#### What is being asked:
Take the lines beginning with the one that contains "Write the React, TypeScript" and ending with the one that contains "Serif', 'Times New", and set them down exactly. Omit all pictures.

#### Data listing:
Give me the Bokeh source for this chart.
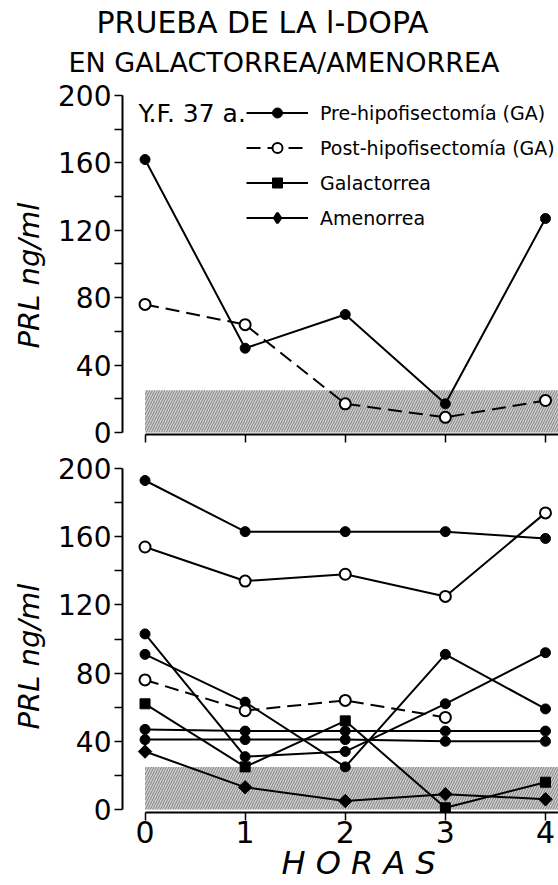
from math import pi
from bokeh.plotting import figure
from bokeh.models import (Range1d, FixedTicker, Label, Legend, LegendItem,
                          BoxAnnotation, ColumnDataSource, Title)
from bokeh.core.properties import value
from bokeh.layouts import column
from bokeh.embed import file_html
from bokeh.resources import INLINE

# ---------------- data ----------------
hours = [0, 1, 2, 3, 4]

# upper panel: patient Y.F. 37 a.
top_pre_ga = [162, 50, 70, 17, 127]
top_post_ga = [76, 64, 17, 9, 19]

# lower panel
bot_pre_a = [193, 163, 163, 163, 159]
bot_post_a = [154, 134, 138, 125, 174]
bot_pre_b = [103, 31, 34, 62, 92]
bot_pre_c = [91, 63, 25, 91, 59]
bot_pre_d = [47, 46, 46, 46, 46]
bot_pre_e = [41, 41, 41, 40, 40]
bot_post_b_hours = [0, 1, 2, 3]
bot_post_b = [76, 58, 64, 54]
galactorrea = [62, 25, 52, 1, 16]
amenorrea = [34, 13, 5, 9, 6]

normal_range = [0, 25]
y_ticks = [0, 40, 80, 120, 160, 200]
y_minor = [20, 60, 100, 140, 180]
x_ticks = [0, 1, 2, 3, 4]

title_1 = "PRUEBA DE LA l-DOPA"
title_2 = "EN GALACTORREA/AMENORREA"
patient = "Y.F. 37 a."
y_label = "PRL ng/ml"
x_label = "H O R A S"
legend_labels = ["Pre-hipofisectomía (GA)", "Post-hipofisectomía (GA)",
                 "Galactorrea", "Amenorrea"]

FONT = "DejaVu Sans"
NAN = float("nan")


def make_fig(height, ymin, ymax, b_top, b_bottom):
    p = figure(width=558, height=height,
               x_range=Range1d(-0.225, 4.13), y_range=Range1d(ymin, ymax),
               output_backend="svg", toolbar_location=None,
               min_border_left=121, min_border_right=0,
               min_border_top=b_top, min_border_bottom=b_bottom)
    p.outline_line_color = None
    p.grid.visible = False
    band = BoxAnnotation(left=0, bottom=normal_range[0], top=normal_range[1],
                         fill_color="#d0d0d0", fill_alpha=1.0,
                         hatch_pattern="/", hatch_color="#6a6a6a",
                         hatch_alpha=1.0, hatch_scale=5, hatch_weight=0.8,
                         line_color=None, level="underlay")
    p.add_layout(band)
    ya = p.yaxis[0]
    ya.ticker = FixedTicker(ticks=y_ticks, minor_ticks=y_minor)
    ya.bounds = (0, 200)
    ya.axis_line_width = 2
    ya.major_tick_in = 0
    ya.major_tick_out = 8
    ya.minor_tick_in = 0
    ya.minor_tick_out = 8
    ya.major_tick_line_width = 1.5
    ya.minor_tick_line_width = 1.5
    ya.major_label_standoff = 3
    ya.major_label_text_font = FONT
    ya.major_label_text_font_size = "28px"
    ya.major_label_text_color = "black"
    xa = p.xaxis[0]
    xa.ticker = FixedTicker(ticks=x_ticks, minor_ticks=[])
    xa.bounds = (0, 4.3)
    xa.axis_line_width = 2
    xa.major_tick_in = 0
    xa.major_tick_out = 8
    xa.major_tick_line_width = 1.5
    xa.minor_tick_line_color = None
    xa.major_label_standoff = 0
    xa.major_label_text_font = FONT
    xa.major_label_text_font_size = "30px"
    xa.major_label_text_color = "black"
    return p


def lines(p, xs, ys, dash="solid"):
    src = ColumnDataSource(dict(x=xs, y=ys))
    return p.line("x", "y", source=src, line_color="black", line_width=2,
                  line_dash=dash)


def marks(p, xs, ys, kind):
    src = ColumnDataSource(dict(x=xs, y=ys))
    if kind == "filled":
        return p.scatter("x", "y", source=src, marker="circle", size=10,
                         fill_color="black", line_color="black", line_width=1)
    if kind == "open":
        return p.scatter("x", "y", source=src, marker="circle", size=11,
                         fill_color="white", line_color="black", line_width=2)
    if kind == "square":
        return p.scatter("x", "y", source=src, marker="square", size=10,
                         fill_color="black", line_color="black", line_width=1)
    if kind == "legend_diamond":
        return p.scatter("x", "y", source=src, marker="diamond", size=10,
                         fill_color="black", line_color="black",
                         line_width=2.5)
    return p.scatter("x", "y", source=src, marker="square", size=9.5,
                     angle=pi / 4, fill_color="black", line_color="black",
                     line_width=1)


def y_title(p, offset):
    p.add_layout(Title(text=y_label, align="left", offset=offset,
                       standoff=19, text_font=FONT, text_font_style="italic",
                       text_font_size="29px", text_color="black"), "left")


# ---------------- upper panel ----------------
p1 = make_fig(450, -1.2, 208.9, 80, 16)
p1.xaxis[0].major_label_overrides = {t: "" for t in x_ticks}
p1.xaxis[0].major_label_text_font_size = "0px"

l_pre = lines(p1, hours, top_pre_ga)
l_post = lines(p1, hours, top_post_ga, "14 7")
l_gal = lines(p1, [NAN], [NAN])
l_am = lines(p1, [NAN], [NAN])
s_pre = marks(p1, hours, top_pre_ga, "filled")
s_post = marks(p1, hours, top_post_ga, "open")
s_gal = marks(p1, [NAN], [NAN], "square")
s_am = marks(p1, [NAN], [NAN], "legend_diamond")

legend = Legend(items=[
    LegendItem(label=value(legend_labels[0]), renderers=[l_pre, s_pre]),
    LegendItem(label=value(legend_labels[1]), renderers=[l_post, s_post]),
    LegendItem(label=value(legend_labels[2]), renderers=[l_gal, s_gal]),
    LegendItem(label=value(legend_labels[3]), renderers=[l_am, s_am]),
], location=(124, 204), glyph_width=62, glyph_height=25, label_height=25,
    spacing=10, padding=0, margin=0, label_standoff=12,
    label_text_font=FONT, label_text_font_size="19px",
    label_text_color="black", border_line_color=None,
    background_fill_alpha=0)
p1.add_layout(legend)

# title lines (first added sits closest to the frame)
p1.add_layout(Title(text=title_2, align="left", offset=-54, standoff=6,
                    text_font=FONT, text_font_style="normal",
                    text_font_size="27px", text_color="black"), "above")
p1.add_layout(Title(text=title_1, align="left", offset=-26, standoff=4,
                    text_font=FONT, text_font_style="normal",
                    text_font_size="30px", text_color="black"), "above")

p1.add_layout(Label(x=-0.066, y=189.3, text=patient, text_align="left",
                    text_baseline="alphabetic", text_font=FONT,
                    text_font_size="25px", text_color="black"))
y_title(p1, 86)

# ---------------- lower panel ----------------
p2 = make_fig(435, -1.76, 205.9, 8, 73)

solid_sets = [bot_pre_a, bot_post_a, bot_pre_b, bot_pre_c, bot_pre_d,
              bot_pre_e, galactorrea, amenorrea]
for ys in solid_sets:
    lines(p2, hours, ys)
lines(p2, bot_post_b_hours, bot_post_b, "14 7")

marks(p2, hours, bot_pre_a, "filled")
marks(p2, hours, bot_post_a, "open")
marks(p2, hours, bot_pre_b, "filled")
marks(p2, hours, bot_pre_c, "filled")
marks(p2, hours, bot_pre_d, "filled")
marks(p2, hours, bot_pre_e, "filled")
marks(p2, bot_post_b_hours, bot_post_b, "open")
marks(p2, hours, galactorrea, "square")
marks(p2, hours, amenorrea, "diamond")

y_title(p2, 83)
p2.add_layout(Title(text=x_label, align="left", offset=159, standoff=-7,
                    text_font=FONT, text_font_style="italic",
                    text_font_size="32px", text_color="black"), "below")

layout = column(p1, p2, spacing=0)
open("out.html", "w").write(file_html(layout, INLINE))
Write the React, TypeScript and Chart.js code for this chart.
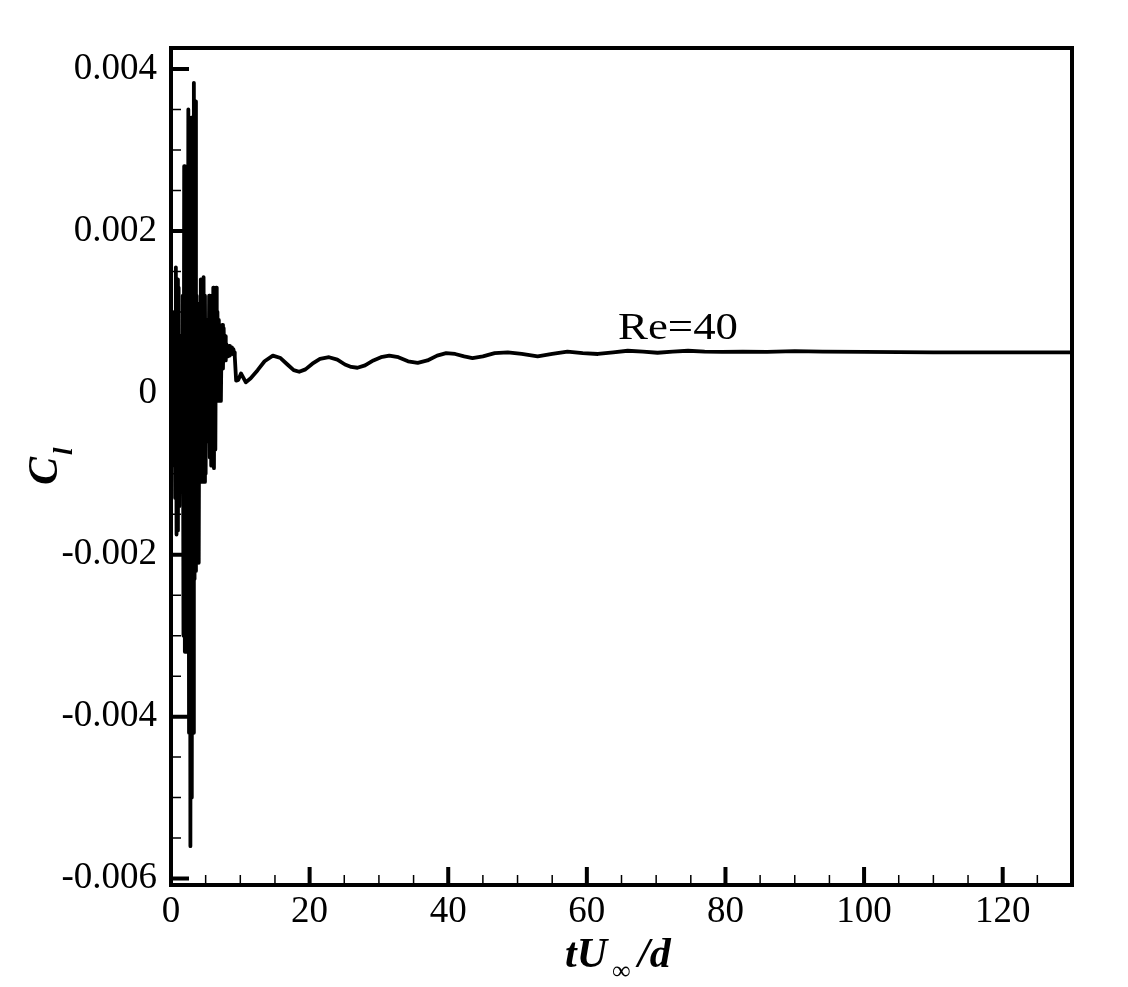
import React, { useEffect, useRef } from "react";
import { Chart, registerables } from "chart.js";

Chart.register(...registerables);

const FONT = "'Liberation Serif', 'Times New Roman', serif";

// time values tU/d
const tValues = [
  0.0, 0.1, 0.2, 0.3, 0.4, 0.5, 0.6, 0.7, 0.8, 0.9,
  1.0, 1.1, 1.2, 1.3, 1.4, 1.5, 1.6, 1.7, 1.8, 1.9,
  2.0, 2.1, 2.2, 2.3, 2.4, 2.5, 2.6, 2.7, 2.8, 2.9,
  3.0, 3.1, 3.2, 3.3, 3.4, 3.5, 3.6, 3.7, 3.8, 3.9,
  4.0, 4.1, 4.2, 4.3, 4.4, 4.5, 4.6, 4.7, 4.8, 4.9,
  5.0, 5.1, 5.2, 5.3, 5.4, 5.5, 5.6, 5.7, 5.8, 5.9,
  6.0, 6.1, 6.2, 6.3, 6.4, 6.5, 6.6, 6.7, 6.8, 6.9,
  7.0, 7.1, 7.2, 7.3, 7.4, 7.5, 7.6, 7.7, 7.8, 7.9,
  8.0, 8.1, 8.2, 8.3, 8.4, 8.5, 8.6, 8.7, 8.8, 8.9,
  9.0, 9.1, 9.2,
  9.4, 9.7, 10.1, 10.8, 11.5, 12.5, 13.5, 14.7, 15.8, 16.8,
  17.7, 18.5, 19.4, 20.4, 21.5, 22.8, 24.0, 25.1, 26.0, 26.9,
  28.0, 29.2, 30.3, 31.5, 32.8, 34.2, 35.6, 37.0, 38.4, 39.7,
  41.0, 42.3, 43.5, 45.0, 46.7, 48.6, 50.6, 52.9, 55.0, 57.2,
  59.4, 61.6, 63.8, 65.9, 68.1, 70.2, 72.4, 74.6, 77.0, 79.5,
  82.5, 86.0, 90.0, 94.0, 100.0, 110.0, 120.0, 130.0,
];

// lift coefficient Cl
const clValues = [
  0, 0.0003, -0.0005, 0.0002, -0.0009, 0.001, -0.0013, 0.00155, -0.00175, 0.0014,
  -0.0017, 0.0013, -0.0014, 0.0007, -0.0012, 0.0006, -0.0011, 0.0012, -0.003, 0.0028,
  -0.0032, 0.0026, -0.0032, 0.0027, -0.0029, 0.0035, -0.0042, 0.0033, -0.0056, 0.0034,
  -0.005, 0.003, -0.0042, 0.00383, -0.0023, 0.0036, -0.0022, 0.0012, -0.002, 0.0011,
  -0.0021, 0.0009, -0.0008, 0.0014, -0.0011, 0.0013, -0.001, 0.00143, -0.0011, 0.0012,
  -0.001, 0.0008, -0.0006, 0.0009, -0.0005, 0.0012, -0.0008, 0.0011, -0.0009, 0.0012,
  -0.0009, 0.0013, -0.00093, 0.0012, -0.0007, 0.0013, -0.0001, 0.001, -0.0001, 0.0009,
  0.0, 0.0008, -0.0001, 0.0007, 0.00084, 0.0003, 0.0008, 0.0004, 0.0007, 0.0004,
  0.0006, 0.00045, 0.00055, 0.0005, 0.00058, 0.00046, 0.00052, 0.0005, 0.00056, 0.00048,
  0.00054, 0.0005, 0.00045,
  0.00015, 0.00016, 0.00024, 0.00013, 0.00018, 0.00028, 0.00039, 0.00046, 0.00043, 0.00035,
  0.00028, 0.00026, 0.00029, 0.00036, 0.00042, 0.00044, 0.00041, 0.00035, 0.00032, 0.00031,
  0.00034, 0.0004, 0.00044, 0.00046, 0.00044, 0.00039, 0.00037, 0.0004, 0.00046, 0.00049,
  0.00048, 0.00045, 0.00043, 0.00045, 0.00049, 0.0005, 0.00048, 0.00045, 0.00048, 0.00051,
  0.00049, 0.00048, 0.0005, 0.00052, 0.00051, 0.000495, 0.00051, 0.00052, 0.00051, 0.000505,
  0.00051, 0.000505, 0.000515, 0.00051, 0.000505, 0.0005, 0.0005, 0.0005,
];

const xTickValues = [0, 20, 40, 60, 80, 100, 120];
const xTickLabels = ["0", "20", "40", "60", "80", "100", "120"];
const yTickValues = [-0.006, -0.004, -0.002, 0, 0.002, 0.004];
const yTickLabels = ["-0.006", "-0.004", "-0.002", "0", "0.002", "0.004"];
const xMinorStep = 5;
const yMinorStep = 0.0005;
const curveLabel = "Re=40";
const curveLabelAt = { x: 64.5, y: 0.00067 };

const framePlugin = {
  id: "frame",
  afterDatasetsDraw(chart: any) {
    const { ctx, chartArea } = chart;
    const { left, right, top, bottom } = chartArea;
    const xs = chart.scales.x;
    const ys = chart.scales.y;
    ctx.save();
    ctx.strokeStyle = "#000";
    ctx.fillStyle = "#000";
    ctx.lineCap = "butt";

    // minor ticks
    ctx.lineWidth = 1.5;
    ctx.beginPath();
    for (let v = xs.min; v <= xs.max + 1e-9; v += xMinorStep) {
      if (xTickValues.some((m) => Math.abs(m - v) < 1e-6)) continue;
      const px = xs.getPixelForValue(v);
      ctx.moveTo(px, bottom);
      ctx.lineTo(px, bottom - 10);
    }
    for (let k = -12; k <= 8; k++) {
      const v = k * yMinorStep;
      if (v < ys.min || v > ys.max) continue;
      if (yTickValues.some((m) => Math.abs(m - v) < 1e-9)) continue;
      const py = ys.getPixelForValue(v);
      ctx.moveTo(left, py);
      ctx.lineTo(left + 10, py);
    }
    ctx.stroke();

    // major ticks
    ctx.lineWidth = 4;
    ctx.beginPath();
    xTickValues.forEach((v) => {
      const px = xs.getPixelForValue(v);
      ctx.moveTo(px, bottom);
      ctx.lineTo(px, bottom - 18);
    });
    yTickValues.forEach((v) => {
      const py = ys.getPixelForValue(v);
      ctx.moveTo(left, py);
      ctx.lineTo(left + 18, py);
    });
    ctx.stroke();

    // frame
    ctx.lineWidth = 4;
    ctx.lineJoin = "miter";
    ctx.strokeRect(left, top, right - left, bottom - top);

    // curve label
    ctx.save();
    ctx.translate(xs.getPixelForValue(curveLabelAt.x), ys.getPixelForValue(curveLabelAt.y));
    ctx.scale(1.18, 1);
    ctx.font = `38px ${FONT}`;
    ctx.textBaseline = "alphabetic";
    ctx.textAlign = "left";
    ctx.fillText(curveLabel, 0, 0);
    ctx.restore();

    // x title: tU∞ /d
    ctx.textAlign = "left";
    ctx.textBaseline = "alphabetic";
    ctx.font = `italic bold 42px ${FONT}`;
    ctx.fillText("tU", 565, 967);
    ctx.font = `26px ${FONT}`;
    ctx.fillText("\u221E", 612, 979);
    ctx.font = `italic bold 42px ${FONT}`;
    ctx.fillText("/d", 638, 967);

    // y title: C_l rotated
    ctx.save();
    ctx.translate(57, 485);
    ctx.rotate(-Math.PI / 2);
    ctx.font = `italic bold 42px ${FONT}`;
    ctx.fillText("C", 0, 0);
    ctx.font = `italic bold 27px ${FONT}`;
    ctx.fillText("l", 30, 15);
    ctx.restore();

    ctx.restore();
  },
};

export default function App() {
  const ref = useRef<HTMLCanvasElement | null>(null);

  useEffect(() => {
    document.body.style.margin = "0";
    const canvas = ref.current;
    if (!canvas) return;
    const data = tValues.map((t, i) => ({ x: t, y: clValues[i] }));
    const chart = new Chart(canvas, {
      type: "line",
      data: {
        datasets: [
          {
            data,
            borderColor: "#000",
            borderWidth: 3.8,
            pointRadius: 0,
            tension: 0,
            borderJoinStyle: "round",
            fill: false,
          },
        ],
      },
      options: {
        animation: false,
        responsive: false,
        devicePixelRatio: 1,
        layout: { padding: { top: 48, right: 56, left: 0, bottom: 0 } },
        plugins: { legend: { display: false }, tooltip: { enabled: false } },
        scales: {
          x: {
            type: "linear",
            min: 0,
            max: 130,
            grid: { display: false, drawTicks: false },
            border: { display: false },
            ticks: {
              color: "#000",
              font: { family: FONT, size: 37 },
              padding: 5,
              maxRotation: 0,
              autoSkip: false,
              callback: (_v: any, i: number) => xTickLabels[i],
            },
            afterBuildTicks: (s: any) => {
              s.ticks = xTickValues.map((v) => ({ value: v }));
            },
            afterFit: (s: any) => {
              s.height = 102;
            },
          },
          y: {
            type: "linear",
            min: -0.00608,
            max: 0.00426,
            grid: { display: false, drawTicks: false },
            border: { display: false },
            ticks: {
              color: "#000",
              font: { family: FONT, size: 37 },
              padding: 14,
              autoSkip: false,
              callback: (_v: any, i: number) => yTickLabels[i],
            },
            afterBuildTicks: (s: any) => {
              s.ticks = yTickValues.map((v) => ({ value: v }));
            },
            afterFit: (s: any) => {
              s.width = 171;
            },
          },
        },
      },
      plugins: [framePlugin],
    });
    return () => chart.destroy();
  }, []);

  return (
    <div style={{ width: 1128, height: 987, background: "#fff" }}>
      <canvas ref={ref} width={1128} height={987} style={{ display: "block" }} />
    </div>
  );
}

#### Correct output:
Write the React, TypeScript and Chart.js code for this chart.
import React, { useEffect, useRef } from "react";
import { Chart, registerables } from "chart.js";

Chart.register(...registerables);

const FONT = "'Liberation Serif', 'Times New Roman', serif";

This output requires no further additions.